The two studies together create “a powerful argument” for continuing DOT’s support for bicycle and pedestrian projects, LaHood’s blog said.

LaHood declined last week to comment on criticism of the blog, but in a statement prepared for Transport Topics said: “Biking offers terrific health benefits, brings communities together, and is easy on the environment. When we add to that mix the data that bicycle infrastructure also holds its own in terms of job creation, it’s a combination we cannot afford to ignore.”

Roth and Cohen questioned the Baltimore study’s conclusion about jobs, saying the analysis did not include projects that added new road capacity, which generates more jobs than repair work, while a project on new bicycle capacity was included.

Roads promote broad, long-term job growth, Roth and Cohen said. They also said that transportation needs must be met separate from job needs and people’s demands.

“We have very severe fiscal re-straints on this very limited pot of money that’s already oversubscribed,” Cohen said, “and while it absolutely may be something popular at a community or a local government level, or even a state government level, the federal government is not supposed to be building bike paths.”

It may be difficult, however, for federal policy makers to ignore the growing demand for cycling facilities, especially in an age of fiscal constraint, said Caron Whitaker, campaign director for America Biking, a Washington-based coalition of bicycle and walking groups pressing for a bigger share of transportation spending.

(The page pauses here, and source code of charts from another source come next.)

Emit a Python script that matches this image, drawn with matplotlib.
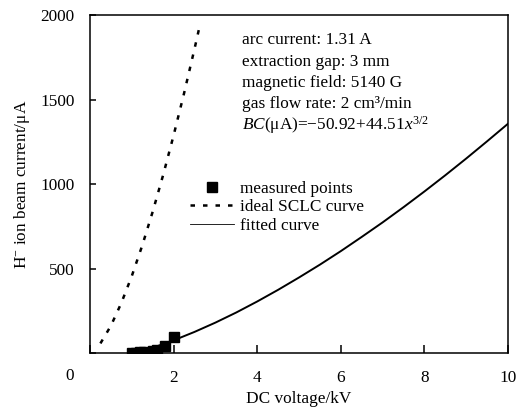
import matplotlib
matplotlib.use("Agg")
import matplotlib.pyplot as plt
from matplotlib.lines import Line2D

plt.rcParams['font.family'] = ['Liberation Serif', 'DejaVu Serif']
plt.rcParams['mathtext.fontset'] = 'custom'
plt.rcParams['mathtext.rm'] = 'Liberation Serif'
plt.rcParams['mathtext.it'] = 'Liberation Serif:italic'
plt.rcParams['mathtext.bf'] = 'Liberation Serif:bold'

# measured points
meas_x = [1.0, 1.1, 1.2, 1.3, 1.5, 1.6, 1.8, 2.0]
meas_y = [2, 3, 4, 5, 12, 20, 42, 92]

# ideal SCLC curve
sclc_x = [0.25, 0.5, 0.75, 1.0, 1.25, 1.5, 1.75, 2.0, 2.25, 2.5, 2.62]
sclc_y = [57, 161, 296, 455, 636, 836, 1053, 1287, 1536, 1799, 1930]

# fitted curve
fit_x = [1.15, 1.5, 2.0, 2.5, 3.0, 3.5, 4.0, 4.5, 5.0, 5.5, 6.0, 6.5, 7.0, 7.5, 8.0, 8.5, 9.0, 9.5, 10.0]
fit_y = [3, 31, 75, 125, 180, 240, 305, 374, 447, 523, 603, 687, 773, 863, 956, 1052, 1151, 1253, 1357]

xticks = [0, 2, 4, 6, 8, 10]
xtick_labels = ['', '2', '4', '6', '8', '10']
yticks = [0, 500, 1000, 1500, 2000]
ytick_labels = ['', '500', '1000', '1500', '2000']

info_lines = [
    "arc current: 1.31 A",
    "extraction gap: 3 mm",
    "magnetic field: 5140 G",
    "gas flow rate: 2 cm\u00b3/min",
    "$\\it{BC}$(\u03bcA)=\u221250.92+44.51$\\it{x}^{3/2}$",
]

fs = 12.4
fig = plt.figure(figsize=(5.2, 4.11), dpi=100)
ax = fig.add_axes([0.173, 0.141, 0.804, 0.8225])

ax.plot(sclc_x, sclc_y, color='black', lw=1.8, linestyle=(0, (1.8, 3.2)))
ax.plot(fit_x, fit_y, color='black', lw=1.4)
ax.plot(meas_x, meas_y, 's', color='black', markersize=6.5, linestyle='none')

ax.set_xlim(0, 10)
ax.set_ylim(0, 2000)
ax.set_xticks(xticks)
ax.set_xticklabels(xtick_labels, fontsize=fs)
ax.set_yticks(yticks)
ax.set_yticklabels(ytick_labels, fontsize=fs)
ax.tick_params(axis='x', direction='in', length=6, width=1.1, pad=12)
ax.tick_params(axis='y', direction='in', length=4.5, width=1.1, pad=11)
for s in ax.spines.values():
    s.set_linewidth(1.1)

ax.annotate('0', xy=(0, 0), xycoords='data', xytext=(-20, -23),
            textcoords='offset pixels', ha='center', va='center', fontsize=fs,
            annotation_clip=False)

ax.set_xlabel('DC voltage/kV', fontsize=fs, labelpad=4)
ax.set_ylabel('H$^{-}$ ion beam current/\u03bcA', fontsize=fs, labelpad=6)

y0 = 0.925
for i, t in enumerate(info_lines):
    ax.text(0.363, y0 - i * 0.063, t, transform=ax.transAxes, fontsize=fs,
            ha='left', va='center')

handles = [
    Line2D([], [], marker='s', color='black', linestyle='none', markersize=6.5),
    Line2D([], [], color='black', lw=1.8, linestyle=(0, (1.8, 3.2))),
    Line2D([], [], color='black', lw=0.6),
]
labels = ['measured points', 'ideal SCLC curve', 'fitted curve']
ax.legend(handles, labels, loc='upper left', bbox_to_anchor=(0.222, 0.53),
          frameon=False, fontsize=fs, handlelength=2.6, handletextpad=0.35,
          labelspacing=0.15, borderaxespad=0)

fig.savefig('out.png', dpi=100)
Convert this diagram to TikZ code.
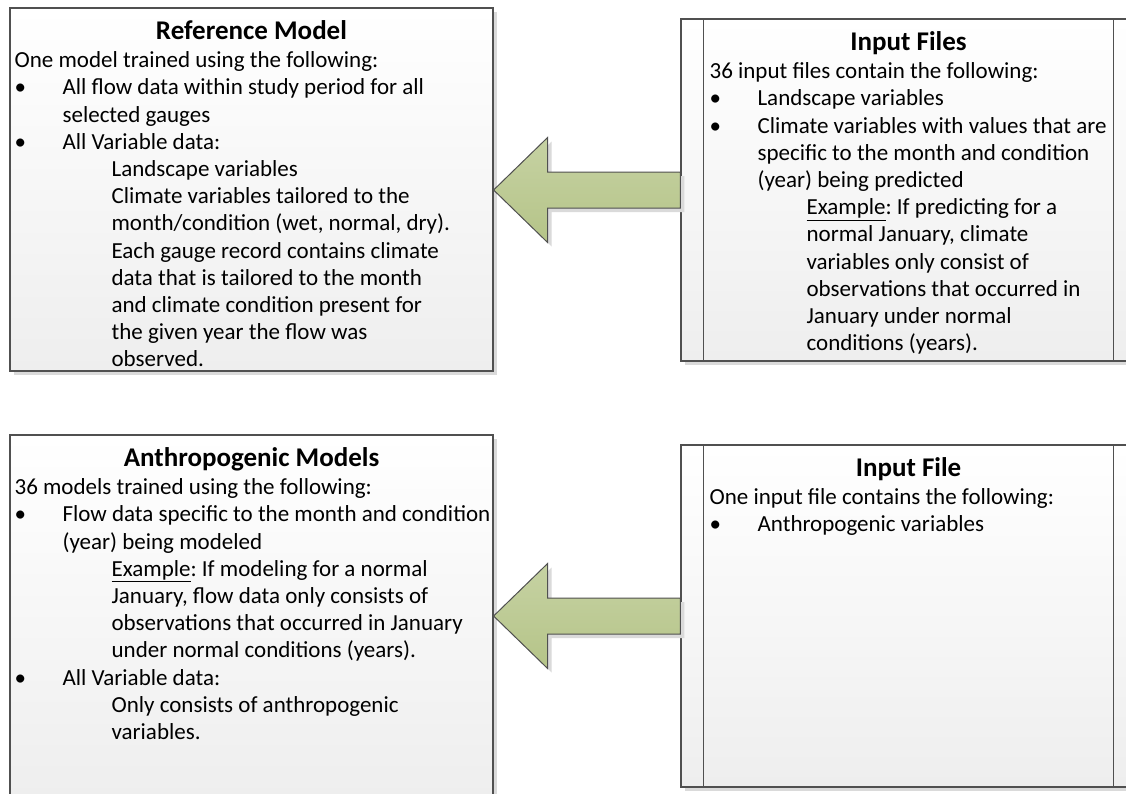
\documentclass[tikz,border=0pt]{standalone}
\usepackage{fontspec}
\setmainfont{Carlito}
\usetikzlibrary{calc,shadows}
\definecolor{edge}{RGB}{80,80,80}
\definecolor{boxbot}{RGB}{238,238,238}
\definecolor{shad}{RGB}{218,218,218}
\definecolor{arrtop}{RGB}{198,210,163}
\definecolor{arrbot}{RGB}{181,196,136}
\newcommand{\bul}{\makebox[48pt][l]{\textbullet}}
\newcommand{\ind}{\hspace*{48pt}}
\newcommand{\iind}{\hspace*{97pt}}
\newcommand{\firstline}{\rule{0pt}{20pt}}
\frenchspacing
\begin{document}
\begin{tikzpicture}[x=1pt,y=-1pt,
  panel/.style={rectangle, draw=edge, line width=1.2pt, top color=white, bottom color=boxbot, inner sep=0pt,
    drop shadow={shadow xshift=4pt, shadow yshift=-4pt, fill=shad, opacity=1}},
  divider/.style={draw=edge, line width=1.2pt},
  boxtitle/.style={font=\fontsize{27}{31}\selectfont\bfseries, inner sep=0pt, anchor=base},
  boxbody/.style={font=\fontsize{23}{27.2}\selectfont\frenchspacing, align=left, inner sep=0pt, anchor=north west},
  bigarrow/.style={draw=edge, line width=1pt, top color=arrtop, bottom color=arrbot,
    drop shadow={shadow xshift=4pt, shadow yshift=-4pt, fill=shad, opacity=1}}]
\useasboundingbox[fill=white] (0,0) rectangle (1126,793);

% boxes
\node[panel, minimum width=483pt, minimum height=363pt] (ref) at (251.5,189.5) {};
\node[panel, minimum width=455pt, minimum height=342pt] (inf) at (908.5,190) {};
\node[panel, minimum width=483pt, minimum height=363pt] (anth) at (251.5,616.5) {};
\node[panel, minimum width=455pt, minimum height=342pt] (inp) at (908.5,616) {};

% inner dividers of the input boxes
\draw[divider] ($(inf.north west)+(23,0)$) -- ($(inf.south west)+(23,0)$);
\draw[divider] ($(inf.north east)+(-23,0)$) -- ($(inf.south east)+(-23,0)$);
\draw[divider] ($(inp.north west)+(23,0)$) -- ($(inp.south west)+(23,0)$);
\draw[divider] ($(inp.north east)+(-23,0)$) -- ($(inp.south east)+(-23,0)$);

% titles
\node[boxtitle] (reft) at ($(ref.north)+(0,32)$) {Reference Model};
\node[boxtitle] (inft) at ($(inf.north)+(0,32)$) {Input Files};
\node[boxtitle] (antht) at ($(anth.north)+(0,32)$) {Anthropogenic Models};
\node[boxtitle] (inpt) at ($(inp.north)+(0,32)$) {Input File};

% bodies
\node[boxbody] (refb) at ($(ref.north west)+(5,40)$) {\firstline One model trained using the following:\\
\bul All flow data within study period for all\\
\ind selected gauges\\
\bul All Variable data:\\
\iind Landscape variables\\
\iind Climate variables tailored to the\\
\iind month/condition (wet, normal, dry).\\
\iind Each gauge record contains climate\\
\iind data that is tailored to the month\\
\iind and climate condition present for\\
\iind the given year the flow was\\
\iind observed.};

\node[boxbody] (infb) at ($(inf.north west)+(29,40)$) {\firstline 36 input files contain the following:\\
\bul Landscape variables\\
\bul Climate variables with values that are\\
\ind specific to the month and condition\\
\ind (year) being predicted\\
\iind \underline{Example}: If predicting for a\\
\iind normal January, climate\\
\iind variables only consist of\\
\iind observations that occurred in\\
\iind January under normal\\
\iind conditions (years).};

\node[boxbody] (anthb) at ($(anth.north west)+(5,40)$) {\firstline 36 models trained using the following:\\
\bul Flow data specific to the month and condition\\
\ind (year) being modeled\\
\iind \underline{Example}: If modeling for a normal\\
\iind January, flow data only consists of\\
\iind observations that occurred in January\\
\iind under normal conditions (years).\\
\bul All Variable data:\\
\iind Only consists of anthropogenic\\
\iind variables.};

\node[boxbody] (inpb) at ($(inp.north west)+(29,40)$) {\firstline One input file contains the following:\\
\bul Anthropogenic variables};

% block arrows (input -> model)
\coordinate (t1) at (ref.east |- inf.west);
\draw[bigarrow] (t1) -- ++(54,-52.5) -- ++(0,34.5) -- ($(inf.west)+(0,-18)$) -- ($(inf.west)+(0,18)$)
  -- ($(t1)+(54,18)$) -- ($(t1)+(54,52.5)$) -- cycle;
\coordinate (t2) at (anth.east |- inp.west);
\draw[bigarrow] (t2) -- ++(54,-52.5) -- ++(0,34.5) -- ($(inp.west)+(0,-18)$) -- ($(inp.west)+(0,18)$)
  -- ($(t2)+(54,18)$) -- ($(t2)+(54,52.5)$) -- cycle;
\end{tikzpicture}
\end{document}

“We can’t afford to invest in things that don’t address multiple problems,” Whitaker said. “And biking and walking investments . . . address multiple problems, whether it’s road congestion . . . air pollution . . .  accessibility . . . the obesity crisis in the country. It’s a small investment that goes a long way towards several concerns.”

Whitaker said, “Based on the census numbers, bike commuting has increased by over 40% from 2001 to 2008.”

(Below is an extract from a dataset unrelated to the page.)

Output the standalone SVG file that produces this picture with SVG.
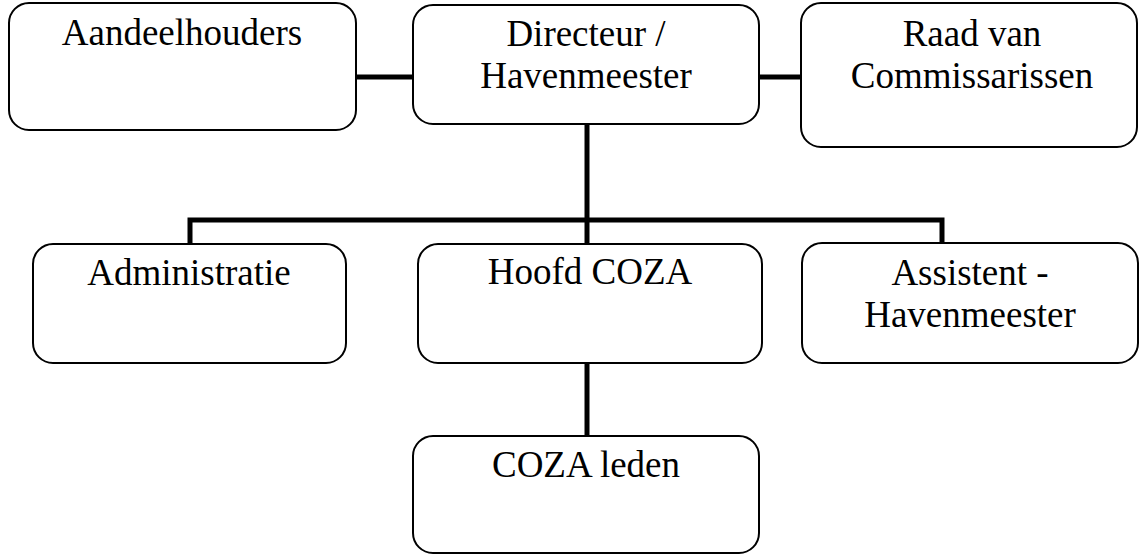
<svg xmlns="http://www.w3.org/2000/svg" width="1139" height="555" viewBox="0 0 1139 555">
<style>
.box{fill:#fff;stroke:#000;stroke-width:2}
.lbl{font-size:37px;fill:#000;text-anchor:middle}
.con{stroke:#000;stroke-width:5;fill:none}
</style>
<rect width="1139" height="555" fill="#fff"/>
<g id="connectors">
<line class="con" x1="356" y1="77" x2="413" y2="77"/>
<line class="con" x1="759" y1="77" x2="801" y2="77"/>
<line class="con" x1="587" y1="124" x2="587" y2="244"/>
<polyline class="con" points="190,244 190,220 942,220 942,243"/>
<line class="con" x1="587" y1="363" x2="587" y2="436"/>
</g>
<g font-family="'Liberation Serif', 'Times New Roman', 'DejaVu Serif', serif">
<g id="aandeelhouders">
<rect class="box" x="9" y="3" width="347" height="127" rx="20"/>
<text class="lbl" x="182" y="45">Aandeelhouders</text>
</g>
<g id="directeur">
<rect class="box" x="413" y="5" width="346" height="119" rx="20"/>
<text class="lbl" x="586" y="46">Directeur /</text>
<text class="lbl" x="586" y="88">Havenmeester</text>
</g>
<g id="raad">
<rect class="box" x="801" y="3" width="336" height="144" rx="20"/>
<text class="lbl" x="972" y="46">Raad van</text>
<text class="lbl" x="972" y="88">Commissarissen</text>
</g>
<g id="administratie">
<rect class="box" x="33" y="244" width="313" height="119" rx="20"/>
<text class="lbl" x="189" y="285">Administratie</text>
</g>
<g id="hoofd-coza">
<rect class="box" x="418" y="244" width="344" height="119" rx="20"/>
<text class="lbl" x="590" y="284">Hoofd COZA</text>
</g>
<g id="assistent">
<rect class="box" x="802" y="243" width="336" height="120" rx="20"/>
<text class="lbl" x="970" y="285">Assistent -</text>
<text class="lbl" x="970" y="327">Havenmeester</text>
</g>
<g id="coza-leden">
<rect class="box" x="413" y="436" width="346" height="117" rx="20"/>
<text class="lbl" x="586" y="477">COZA leden</text>
</g>
</g>
</svg>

Places that invest in biking facilities see activity increase dramatically, Whitaker said, citing Portland, Ore., as an example.

“In 1991 biking and walking as a mode share in Portland was the same as any other U.S. city; it was right on the national average,” she said.

“Between 1991 and 2008, Portland invested $57 million in its biking infrastructure,” she said. “It now has a mode share of biking which is 8% and all of that $57 million would have bought them one mile of highway.”

The national mode share for bicycling is 1%, said the Pedestrian and Bicycle Information Center’s most recent report, which was funded by the Federal Highway Administration.

ATA’s Roth said that the purpose of the highway trust fund, however, is to increase “safety and mobility” for the people who contribute to it.

Through fuel and other taxes, truckers contribute about 40% of the money in the trust fund. Overall federal spending on transportation is split, with 80% paying for roads and bridges and 20% for transit projects.

Most of the money for transit projects, however, comes from the general fund, and the trucking industry has complained for years that about 5% of the highway trust fund money is spent on non-highway projects.